Friday, February 14, 2014

The Cold Front Polka


For all of you northerners who are suffering through dreadful winter storms and bone chilling cold, take heart in knowing that here in the central Bahamas, we are also affected by the cold fronts that are plowing across your terrain.  Here is a piece of Chris Parker’s weather synopsis from January 24, 2014:

TOMORROW...next LO marches thru SE Canada and presses narrowing RIDGE S-ward to 30N/65W-26N/77W-FLKeys, with N@0-10 across RIDGE in N Bahamas/SFL / surging WSW wind N of RIDGE (including extreme N
Bahamas/CrossingNroute) / FrontalTROF persists near T&C, maintaining
NE wind/squalls SE Bahamas / C Bahamas sees some moderation to NNE-NE

Canada...Ridge…Squalls….Surging Wind…Trof.  Stop it, Canada.  I don’t want any more marching winds from you.

It is not unusual to get 2 or 3 cold fronts a month from the north, or “Blows” as the locals call them, throughout the Bahamas.   (Cold used loosely here; temps drop to the high 70’s F) We take heed when it looks like one is coming, since it pushes out friendly easterly Trade winds, replacing them with strong west and north winds, who send their accompanying beefy bodyguard squalls in advance.   We have a great anchor and can tolerate quite rolly sea swells but we are all vulnerable to westerlies or northers because there are very few places we can tuck into in the Exumas.  Since this chain of islands runs from North East to Southwest with deep ocean on the east banks and the shallow Bahama Banks waters on the east, land formations offer very few bays or “holes” to hide in.  We have never felt unsafe, just uncomfortable with the movement the messy waters bring. Anchoring next to a small, low lying island that blocks the western winds and seas can help. 

Last week when forecasts said “storm of the season”, we decided to try an anchorage our sister PDQ boat Good Trade and new friend, Mario-from-Montreal on a nice Bavaria monohull, recommended.   It is a narrow channel tucked between Big Major and Little Major Spot Islands that block those kinds of winds.  Our “Location” link on the left side bar of this blog will show our SPOT for a few more days.  By the time we arrived 2 days before the system, 15 boats were anchored in the area and we were tightly packed in the small space, watching several more boats subsequently squeeze in.  It was a boat-ballet, albeit a less-than-pretty one, as boats wove through the anchorage, trying to find a space, anchoring, pulling up again because they weren’t happy with holding or space, moving back out to wider, more exposed spaces again or elbowing in again.

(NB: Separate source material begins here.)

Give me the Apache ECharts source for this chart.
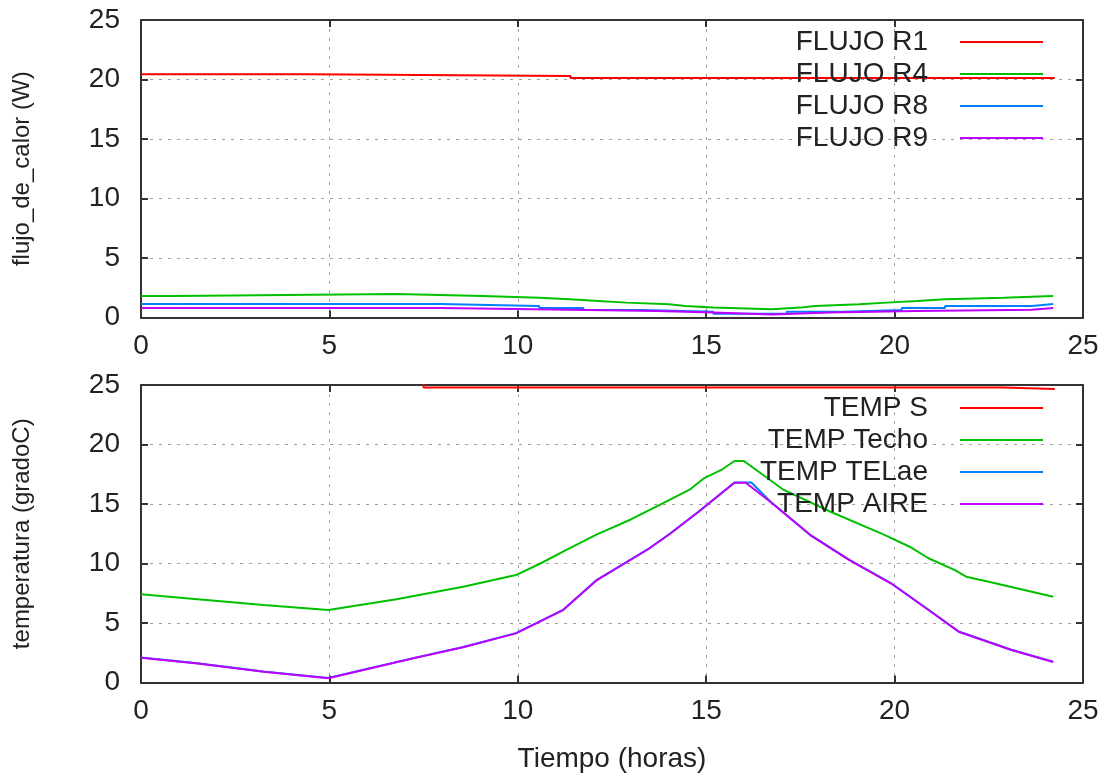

The first night of the front, Craig set his alarm to get up every 2 hours, primarily to make sure our anchor held as well as those of our neighbours.   Boats drifted around one another in improv pirouettes in the tug of war between the wind and the current.   Usually we all swing the same way but the wind/current stand off confuses everything, pushing boats to within feet of one another.  That night, we could see lights on most of the boats as we all watched the “squalls of up to 40 knots” circle all around us with lightening fireworks.  We were all ready for the big blows from the dramatic cumulonimbus cloud towers lit up by the full moon, but nothing came.  We watched all night as storm after storm flew by but not one stopped over us.  The next day, radio reports from neighbouring islands reported winds up to 60 knots, boats dragging, and very tired sailors.  Our little channel remained almost flat calm for no apparent reason.   Other than feeling like we were in high-density housing, we were glad we had lucked out with this Big Little Major Spot.